Voici un autre exemple, avec ce que dit Lénine dans L’impérialisme, stade suprême du capitalisme :
« Chez Kautsky et ses semblables, pareilles conceptions sont le reniement total des fondements révolutionnaires du marxisme, de ceux que cet auteur a défendus des dizaines d’années, plus spécialement dans la lutte contre l’opportunisme socialiste (de Bernstein, de Millerand, de Hyndman, de Gompers, etc.). »
Impossible de comprendre le marxisme sans Karl Kautsky. Impossible non plus de comprendre Lénine sans Karl Kautsky.
L’ensemble du parti bolchevik a été façonné par les enseignements de Karl Kautsky.
Lénine raconte de la manière suivante l’impact de Karl Kautsky, dans L’Etat et la révolution :
« La littérature russe possède sans aucun doute infiniment plus de traductions des œuvres de Kautsky qu’aucune autre langue.
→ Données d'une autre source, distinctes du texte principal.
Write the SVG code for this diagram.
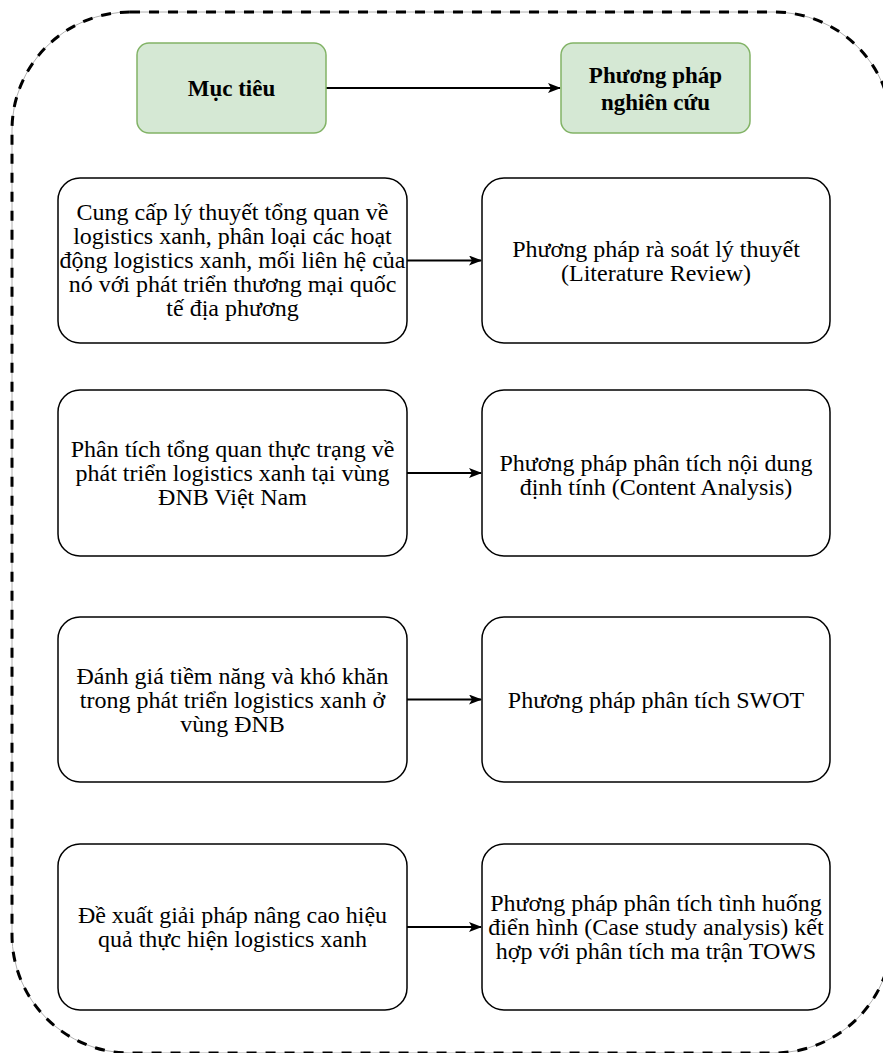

Ce n’est pas sans raison que certains social-démocrates allemands disent en plaisantant que Kautsky est lu en Russie plus qu’en Allemagne (soit dit entre parenthèses, il y a, dans cette boutade, une vérité historique autrement plus profonde que ne le soupçonnent ceux qui l’ont lancée, savoir: ayant commandé en 1905 une quantité extrêmement élevée, sans précédent, des meilleures oeuvres de la meilleure littérature social-démocrate du monde, et ayant reçu un nombre inusité dans les autres pays de traductions et d’éditions de ces oeuvres, les ouvriers russes ont, pour ainsi dire, transplanté de la sorte à un rythme accéléré, sur le jeune sol de notre mouvement prolétarien, l’expérience considérable d’un pays voisin plus avancé).
Kautsky est connu chez nous par son exposé populaire du marxisme, et surtout pour sa polémique contre les opportunistes, Bernstein en tête.
Il est cependant un fait à peu près ignoré, mais que l’on ne saurait passer sous silence si l’on s’assigne pour tâche d’analyser la façon dont Kautsky a pu glisser vers cette confusion d’idées incroyablement honteuse et vers la défense du social-chauvinisme au cours de la grande crise de 1914-1915.
Ce fait, c’est qu’avant de s’élever contre les représentants les plus en vue de l’opportunisme en France (Millerand et Jaurès) et en Allemagne (Bernstein), Kautsky avait manifesté de très grands flottements. »
Karl Kautsky est ainsi une figure incontournable de l’histoire du mouvement ouvrier.